§ **EXERCISE PROMPT**:
Skip the pictures and repeat each line of the data exactly.

§ **PROVIDED DATA**:
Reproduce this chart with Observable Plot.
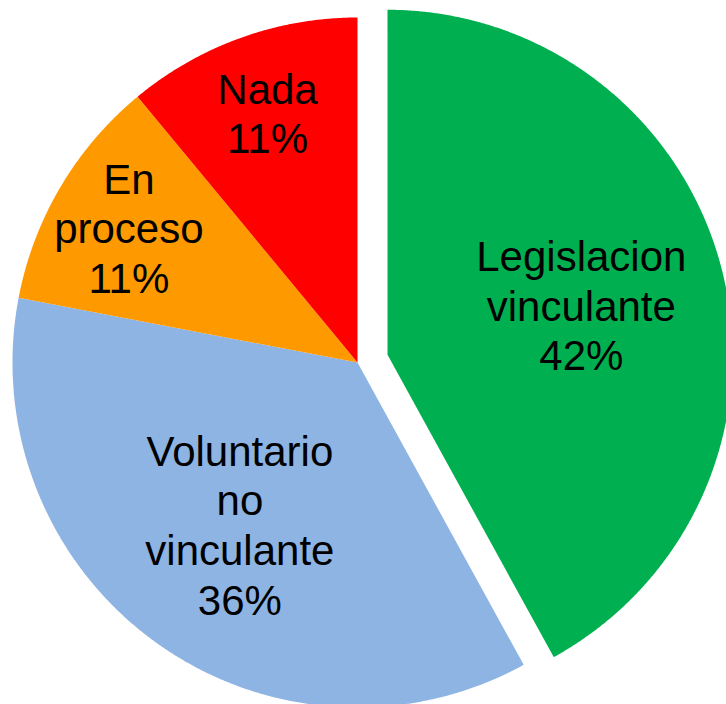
<!DOCTYPE html>
<html>
<head>
<meta charset="utf-8">
<script src="https://cdn.jsdelivr.net/npm/d3@7"></script>
<script src="https://cdn.jsdelivr.net/npm/@observablehq/plot@0.6"></script>
<style>
  html, body { margin: 0; padding: 0; background: #ffffff; }
  #chart svg { display: block; }
</style>
</head>
<body>
<div id="chart"></div>
<script>
// ---- data ----
const categories = ["Legislacion vinculante", "Voluntario no vinculante", "En proceso", "Nada"];
const values = [42, 36, 11, 11];
const colors = ["#00B050", "#8EB4E3", "#FF9900", "#FF0000"];
const explodedCategory = "Legislacion vinculante";

// ---- layout ----
const W = 726, H = 704;
const CX = 357, CY = 362, RPX = 345;   // pie centre and radius in pixels
const explode = 31 / RPX;              // explosion offset in radius units

const total = d3.sum(values);
const slices = [];
let acc = 0;
categories.forEach((c, i) => {
  const a0 = acc / total * 2 * Math.PI;
  acc += values[i];
  const a1 = acc / total * 2 * Math.PI;
  slices.push({cat: c, value: values[i], a0, a1, frac: values[i] / total});
});

// polygon points for every slice (angles clockwise from 12 o'clock)
const pts = [];
for (const s of slices) {
  const mid = (s.a0 + s.a1) / 2;
  const off = s.cat === explodedCategory ? explode : 0;
  const ox = off * Math.sin(mid), oy = off * Math.cos(mid);
  pts.push({cat: s.cat, x: ox, y: oy});
  const n = Math.max(8, Math.ceil((s.a1 - s.a0) / (Math.PI / 720)));
  for (let k = 0; k <= n; k++) {
    const a = s.a0 + (s.a1 - s.a0) * k / n;
    pts.push({cat: s.cat, x: ox + Math.sin(a), y: oy + Math.cos(a)});
  }
}

// labels at the slice mid-angle
const labels = slices.map(s => {
  const mid = (s.a0 + s.a1) / 2;
  const off = s.cat === explodedCategory ? explode : 0;
  const r = s.frac < 0.2 ? 0.77 : 0.58;
  return {
    x: (off + r) * Math.sin(mid),
    y: (off + r) * Math.cos(mid),
    text: s.cat.split(" ").join("\n") + "\n" + Math.round(s.frac * 100) + "%"
  };
});

const chart = Plot.plot({
  width: W,
  height: H,
  margin: 0,
  x: {domain: [-CX / RPX, (W - CX) / RPX], axis: null},
  y: {domain: [-(H - CY) / RPX, CY / RPX], axis: null},
  color: {domain: categories, range: colors},
  style: {background: "#ffffff", overflow: "hidden"},
  marks: [
    Plot.line(pts, {x: "x", y: "y", z: "cat", fill: "cat", stroke: "none", curve: "linear"}),
    Plot.text(labels, {
      x: "x", y: "y", text: "text",
      fontSize: 42, lineHeight: 1.18,
      fontFamily: "'Liberation Sans', Arial, sans-serif",
      fill: "#000000"
    })
  ]
});
document.getElementById("chart").appendChild(chart);
</script>
</body>
</html>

§ **ANSWER TO THIS PROBLEM**:
Reproduce this chart with Observable Plot.
<!DOCTYPE html>
<html>
<head>
<meta charset="utf-8">
<script src="https://cdn.jsdelivr.net/npm/d3@7"></script>
<script src="https://cdn.jsdelivr.net/npm/@observablehq/plot@0.6"></script>
<style>
  html, body { margin: 0; padding: 0; background: #ffffff; }
  #chart svg { display: block; }
</style>
</head>
<body>
<div id="chart"></div>
<script>
// ---- data ----
const categories = ["Legislacion vinculante", "Voluntario no vinculante", "En proceso", "Nada"];
const values = [42, 36, 11, 11];
const colors = ["#00B050", "#8EB4E3", "#FF9900", "#FF0000"];
const explodedCategory = "Legislacion vinculante";

// ---- layout ----
const W = 726, H = 704;
const CX = 357, CY = 362, RPX = 345;   // pie centre and radius in pixels
const explode = 31 / RPX;              // explosion offset in radius units

const total = d3.sum(values);
const slices = [];
let acc = 0;
categories.forEach((c, i) => {
  const a0 = acc / total * 2 * Math.PI;
  acc += values[i];
  const a1 = acc / total * 2 * Math.PI;
  slices.push({cat: c, value: values[i], a0, a1, frac: values[i] / total});
});

// polygon points for every slice (angles clockwise from 12 o'clock)
const pts = [];
for (const s of slices) {
  const mid = (s.a0 + s.a1) / 2;
  const off = s.cat === explodedCategory ? explode : 0;
  const ox = off * Math.sin(mid), oy = off * Math.cos(mid);
  pts.push({cat: s.cat, x: ox, y: oy});
  const n = Math.max(8, Math.ceil((s.a1 - s.a0) / (Math.PI / 720)));
  for (let k = 0; k <= n; k++) {
    const a = s.a0 + (s.a1 - s.a0) * k / n;
    pts.push({cat: s.cat, x: ox + Math.sin(a), y: oy + Math.cos(a)});
  }
}

// labels at the slice mid-angle
const labels = slices.map(s => {
  const mid = (s.a0 + s.a1) / 2;
  const off = s.cat === explodedCategory ? explode : 0;
  const r = s.frac < 0.2 ? 0.77 : 0.58;
  return {
    x: (off + r) * Math.sin(mid),
    y: (off + r) * Math.cos(mid),
    text: s.cat.split(" ").join("\n") + "\n" + Math.round(s.frac * 100) + "%"
  };
});

const chart = Plot.plot({
  width: W,
  height: H,
  margin: 0,
  x: {domain: [-CX / RPX, (W - CX) / RPX], axis: null},
  y: {domain: [-(H - CY) / RPX, CY / RPX], axis: null},
  color: {domain: categories, range: colors},
  style: {background: "#ffffff", overflow: "hidden"},
  marks: [
    Plot.line(pts, {x: "x", y: "y", z: "cat", fill: "cat", stroke: "none", curve: "linear"}),
    Plot.text(labels, {
      x: "x", y: "y", text: "text",
      fontSize: 42, lineHeight: 1.18,
      fontFamily: "'Liberation Sans', Arial, sans-serif",
      fill: "#000000"
    })
  ]
});
document.getElementById("chart").appendChild(chart);
</script>
</body>
</html>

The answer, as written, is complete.